Given the above root causes for creating gangs (and other negative lifestyles); I suggest being realistic is an important factor in determining community strategy. Approaching a problem to get rid of is a different mentality than approaching a fact of life. We all hope that the scourges of poverty, drug addiction, racism and dysfunctional families would disappear. Nevertheless, we have all had to learn to live with these things, and in many cases have been victims touched personally by one, two or all of the above.

Choosing Your Battlefield

By being realistic I do not mean to suggest giving in or giving up just because these facts of life are in our midst. Even Jesus said, “the poor you will always have with you”, but He did not mean to imply that we should do nothing about it, but simply to recognize it as something to acknowledge and deal with correctly, fairly, justly, reasonably.

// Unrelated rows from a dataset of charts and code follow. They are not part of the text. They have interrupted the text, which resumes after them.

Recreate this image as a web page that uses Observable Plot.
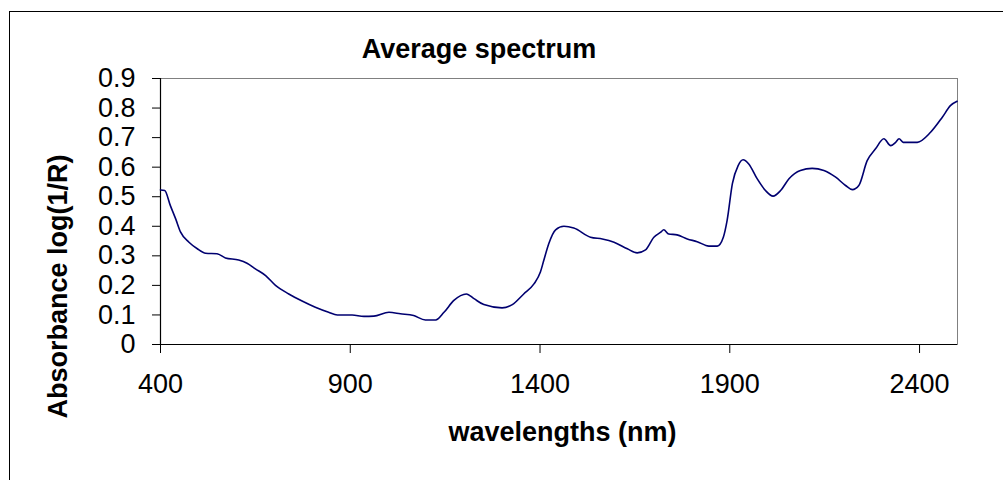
<!DOCTYPE html>
<html><head><meta charset="utf-8">
<script src="https://cdn.jsdelivr.net/npm/d3@7"></script>
<script src="https://cdn.jsdelivr.net/npm/@observablehq/plot@0.6"></script>
<style>
html,body{margin:0;padding:0;background:#fff;}
#wrap{position:relative;width:1003px;height:480px;overflow:hidden;}
#border{position:absolute;left:9px;top:11px;width:1100px;height:600px;border-left:1px solid #000;border-top:1px solid #000;}
#chart{position:absolute;left:0;top:0;}
</style></head><body>
<div id="wrap"><div id="border"></div><div id="chart"></div></div>
<script>
const wavelengths = [400,411,426,440,453,475,497,519,549,571,606,628,650,677,703,738,773,808,843,866,905,936,962,1002,1032,1067,1098,1125,1147,1173,1206,1226,1252,1300,1327,1357,1384,1401,1410,1423,1441,1463,1489,1533,1564,1595,1630,1656,1678,1700,1718,1726,1739,1761,1788,1814,1845,1867,1883,1893,1907,1922,1935,1950,1972,1994,2014,2034,2056,2086,2117,2148,2179,2205,2223,2240,2262,2284,2306,2324,2337,2346,2357,2394,2429,2460,2482,2499];
const absorbance = [0.523,0.521,0.470,0.425,0.380,0.346,0.324,0.309,0.307,0.293,0.286,0.275,0.256,0.233,0.200,0.171,0.147,0.126,0.109,0.100,0.100,0.095,0.096,0.109,0.104,0.098,0.083,0.083,0.109,0.149,0.171,0.155,0.135,0.124,0.135,0.171,0.205,0.245,0.285,0.341,0.388,0.400,0.394,0.363,0.357,0.346,0.324,0.310,0.320,0.363,0.380,0.388,0.374,0.371,0.357,0.348,0.333,0.333,0.363,0.420,0.545,0.605,0.625,0.611,0.561,0.521,0.502,0.521,0.561,0.589,0.596,0.589,0.566,0.538,0.524,0.538,0.622,0.662,0.696,0.673,0.684,0.696,0.684,0.684,0.718,0.769,0.809,0.823];
const xTicks = [400, 900, 1400, 1900, 2400];
const yTicks = [0, 0.1, 0.2, 0.3, 0.4, 0.5, 0.6, 0.7, 0.8, 0.9];
const titleText = "Average spectrum";
const xLabel = "wavelengths (nm)";
const yLabel = "Absorbance log(1/R)";

const data = wavelengths.map((w, i) => ({w, a: absorbance[i]}));
const font = "'Liberation Sans', Arial, Helvetica, sans-serif";

const chart = Plot.plot({
  width: 1003, height: 480,
  marginLeft: 160, marginRight: 46, marginTop: 78, marginBottom: 136,
  style: {fontFamily: font, fontSize: "27px", color: "#000", background: "transparent", overflow: "visible"},
  x: {domain: [400, 2500], ticks: xTicks, tickSize: 9, tickPadding: 20, label: null, tickFormat: d => String(d)},
  y: {domain: [0, 0.9], ticks: yTicks, tickSize: 8, tickPadding: 17, label: null,
      tickFormat: d => String(+d.toFixed(1))},
  marks: [
    Plot.frame({stroke: "#808080", strokeWidth: 1}),
    Plot.ruleX([400], {stroke: "#000", strokeWidth: 1.2}),
    Plot.ruleY([0], {stroke: "#000", strokeWidth: 1.2}),
    Plot.line(data, {x: "w", y: "a", stroke: "#000070", strokeWidth: 1.6, curve: "monotone-x"}),
    Plot.text([titleText], {frameAnchor: "top", lineAnchor: "bottom", dx: -80, dy: -21, fontWeight: "bold", fontSize: 27, fill: "#000"}),
    Plot.text([xLabel], {frameAnchor: "bottom", lineAnchor: "bottom", dx: 3.5, dy: 96, fontWeight: "bold", fontSize: 27, fill: "#000"}),
    Plot.text([yLabel], {frameAnchor: "left", lineAnchor: "middle", rotate: -90, dx: -102.6, dy: 207, fontWeight: "bold", fontSize: 27, fill: "#000"})
  ]
});
document.getElementById("chart").appendChild(chart);
</script>
</body></html>
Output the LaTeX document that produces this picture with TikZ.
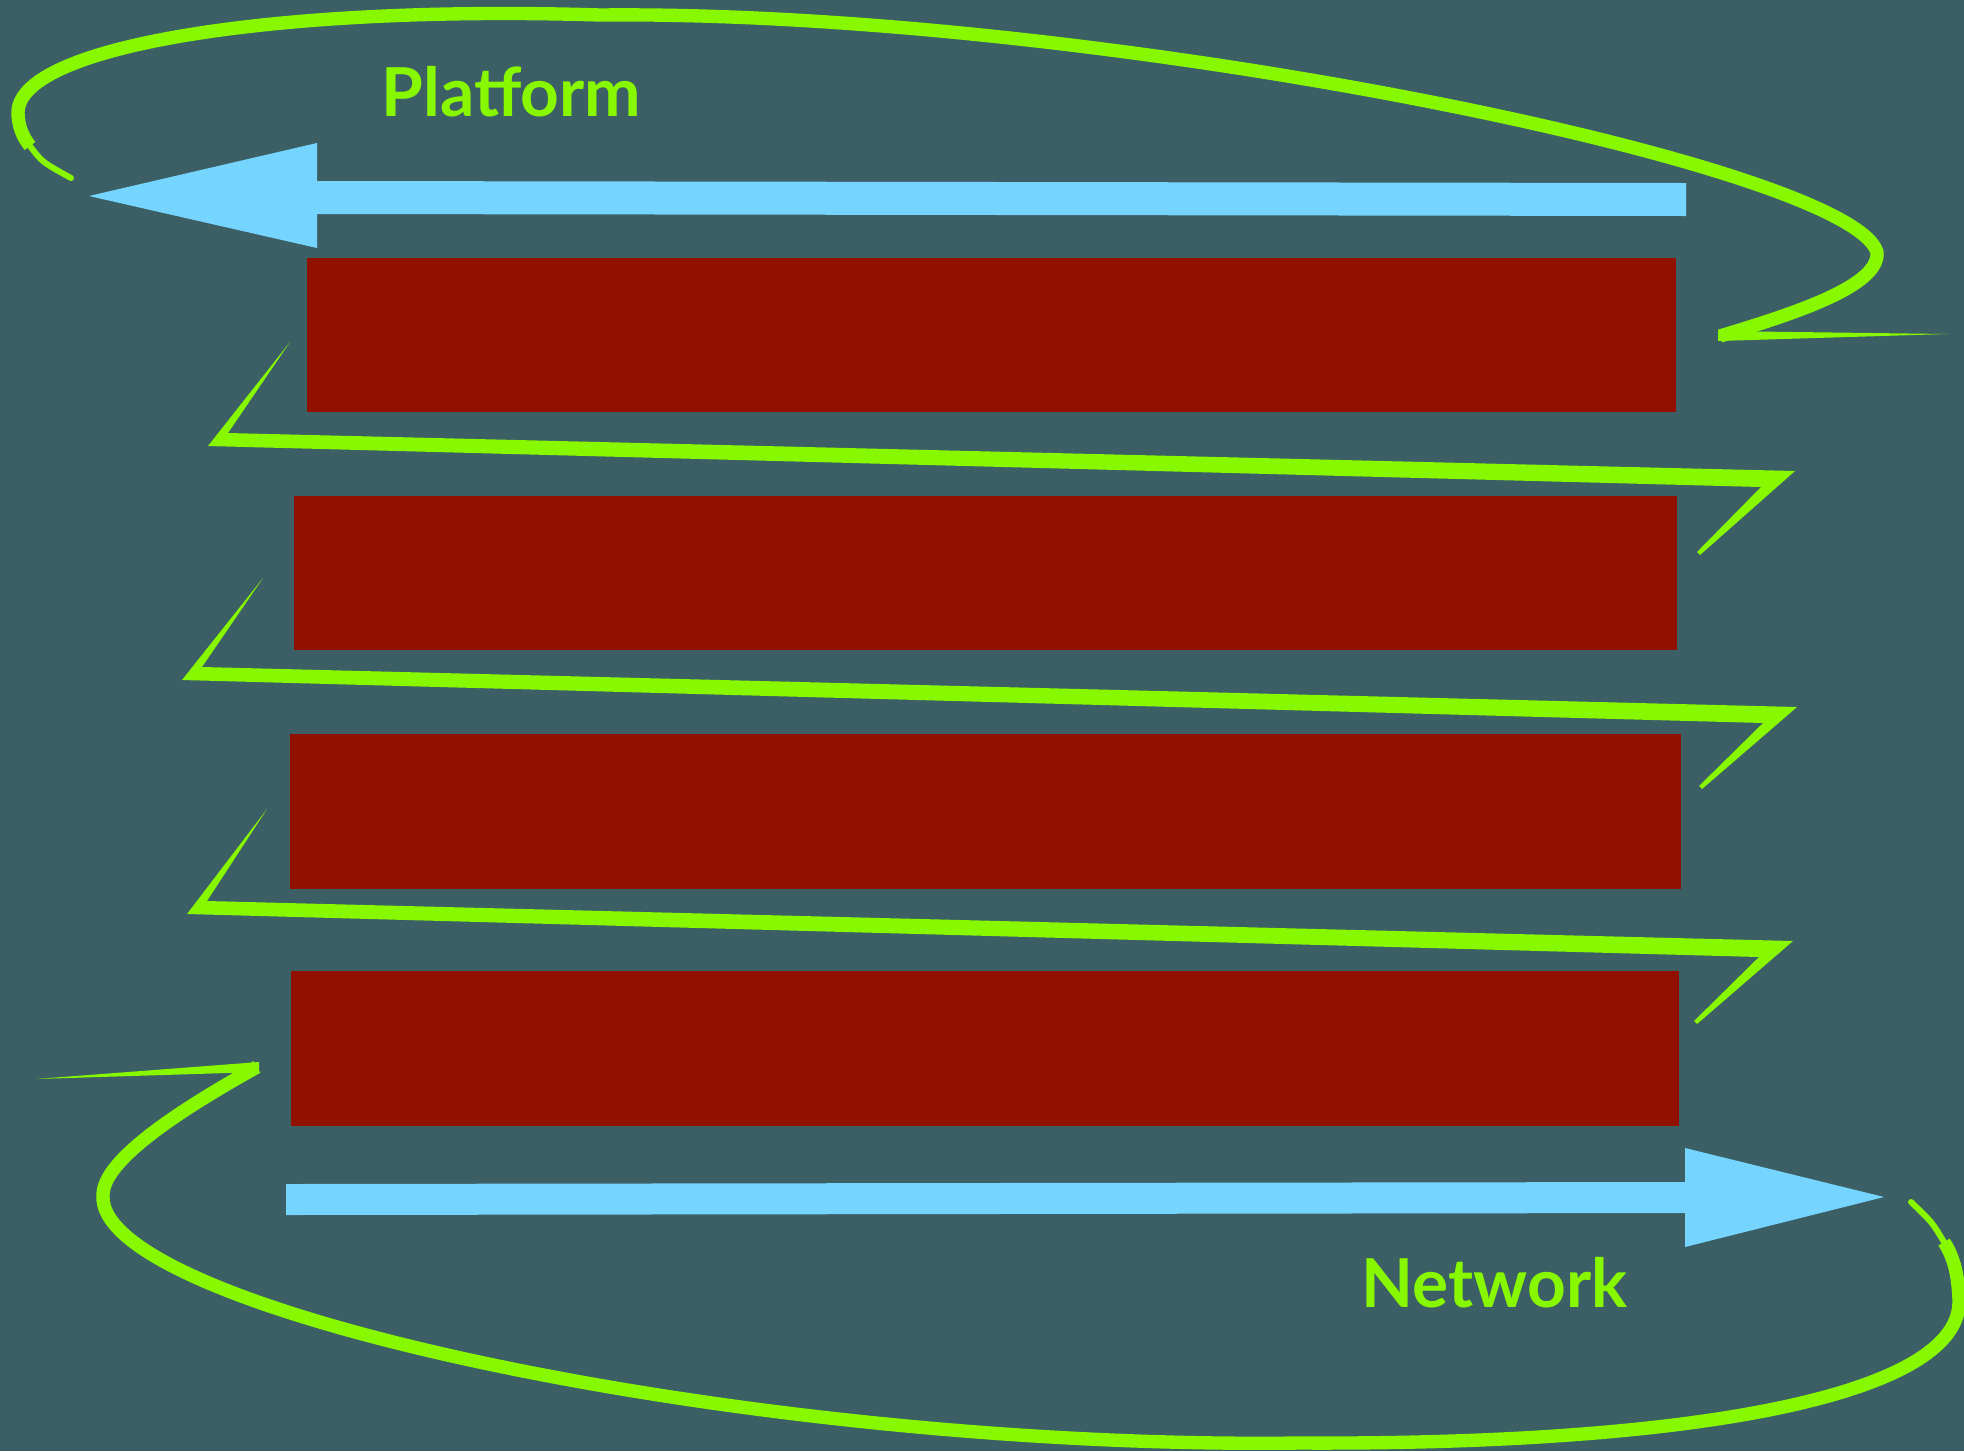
\documentclass[tikz,border=0pt]{standalone}
\usepackage{fontspec}
\setmainfont{Lato}
\usepackage{tikz}
\usetikzlibrary{calc,positioning}
\definecolor{slate}{HTML}{3B5F65}
\definecolor{brick}{HTML}{921000}
\definecolor{sky}{HTML}{76D5FF}
\definecolor{lime}{HTML}{88F800}
\tikzset{
  layer/.style={rectangle, fill=brick, draw=none, inner sep=0pt, minimum height=1.54cm},
  flow/.style={fill=sky},
  spiral/.style={draw=lime, line width=3.8pt, line join=round},
  spiraltip/.style={draw=lime, line width=1.7pt, line cap=round},
  taper/.style={fill=lime},
  tag/.style={text=lime, font=\fontsize{19.2}{21}\selectfont\bfseries, inner sep=0pt, anchor=base west}
}
% start, left corner, right corner, end
\newcommand{\zigzag}[4]{%
  \fill[taper] #1 -- #2 -- ($#3+(-34,16)$) -- #4 -- ($#4+(3,3)$) -- #3 -- ($#2+(20,-13)$) -- cycle;}

\begin{document}
\begin{tikzpicture}[x=0.01cm, y=-0.01cm]
    \useasboundingbox (0,0) rectangle (1964,1451);
    \fill[slate] (0,0) rectangle (1964,1451);
    % layers
    \node (layerA) [layer, minimum width=13.69cm] at (991.5,335) {};
    \node (layerB) [layer, minimum width=13.83cm] at (985.5,573) {};
    \node (layerC) [layer, minimum width=13.91cm] at (985.5,811.5) {};
    \node (layerD) [layer, minimum width=13.88cm] at (985,1048.5) {};
    % labels
    \node (platform) [tag] at (381,116) {Platform};
    \node (network)  [tag] at (1361,1307) {Network};
    % flow arrows
    \fill[flow] (1686,183) -- (317,181) -- (317,143) -- (89,196) -- (317,248) -- (317,214) -- (1686,216) -- cycle;
    \fill[flow] (286,1184) -- (1685,1182) -- (1685,1148) -- (1884,1197) -- (1685,1247) -- (1685,1213) -- (286,1215) -- cycle;
    % top loop
    \fill[taper] (1947,334) -- (1718,331) -- (1718,341) -- cycle;
    \draw[spiral] (1720,336) .. controls (1800,312) and (1880,285) .. (1877,252)
                  .. controls (1850,165) and (1100,10) .. (600,15)
                  .. controls (280,5) and (20,45) .. (18,112)
                  .. controls (18,125) and (22,136) .. (30,146);
    \draw[spiraltip] (30,146) .. controls (42,162) .. (71,178);
    % zigzags
    \zigzag{(290,342)}{(208,446)}{(1795,471)}{(1697,552)}
    \zigzag{(263,578)}{(182,680)}{(1797,707)}{(1699,786)}
    \zigzag{(267,809)}{(187,914)}{(1793,941)}{(1694,1021)}
    % bottom loop
    \fill[taper] (36,1079) -- (259,1062) -- (259,1072) -- cycle;
    \draw[spiral] (257,1067) .. controls (180,1110) and (103,1160) .. (103,1195)
                  .. controls (95,1310) and (750,1450) .. (1300,1443)
                  .. controls (1720,1445) and (1962,1390) .. (1959,1300)
                  .. controls (1958,1272) and (1953,1256) .. (1944,1242);
    \draw[spiraltip] (1944,1242) .. controls (1932,1222) .. (1911,1202);
\end{tikzpicture}
\end{document}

Thus, each community must do the same regarding gangs. It means that we shift our focus from the problems gangs create, to the problems that create gangs. We know what to do about the problems gangs create. That is the job of law enforcement. It is the root causes outlined above that communities often choose to neglect or acknowledge as battlefields that need more of our time, energy and resources.

I have no doubt your community has many fine leaders (perhaps you are one) and community organizations already in the trenches dealing with all of the root issues I mentioned and more. And if by chance you are not already involved, I pray this article has stirred something deep within you to cause you to consider joining the battle for the safety of your neighborhood or community with your family, friends and colleagues. Because the fact is, we are responsible for the quality of life in our community more so than the police or any other government agency.

My cousin recently wrote to me and said: “I’d like to ask, as an individual, what can I do?  In my small city 4 miles square, there are so many gangs.”

The answer to that question is which battlefield is most important to you? Which issue is closest to your heart? Which problem strikes a chord within and ignites your passion to get involved? Once you decide that, you can either take part in a community focus group or forum (Investigation).  Volunteer at a local nonprofit as a mentor or other place of service (Involvement). You might want to become an annual donor to one of the faith-based or nonprofits working in your particular areas of concern (investment). Finally, you might consider using your speaking or writing talents to attend city council meetings, or write a letter to the newspaper expressing your views and solutions. Believe me the words of voters do carry power with politicians! (Influence)

Now if you’re still not sure about what you can do, let me suggest the following: Community leadership starts in the home. This is why the role of parents and the influence we have on our children is so crucial to perpetuate and preserve any amount of safety we can expect in our neighborhoods. This is what I have chosen as my battlefield and I invite you to join me, along with many other “Parents on a Mission” (POM), as I call them, who are dedicated to their own personal growth in learning the required skills to raise happy, healthy children as the best gang prevention strategy any community can invest in. If you are not a parent, or a parent of small children, then you are the perfect candidate for enrolling in the POM leadership training. If you kids are already teens or older, this leadership training will still help you, as well as, help you to help others.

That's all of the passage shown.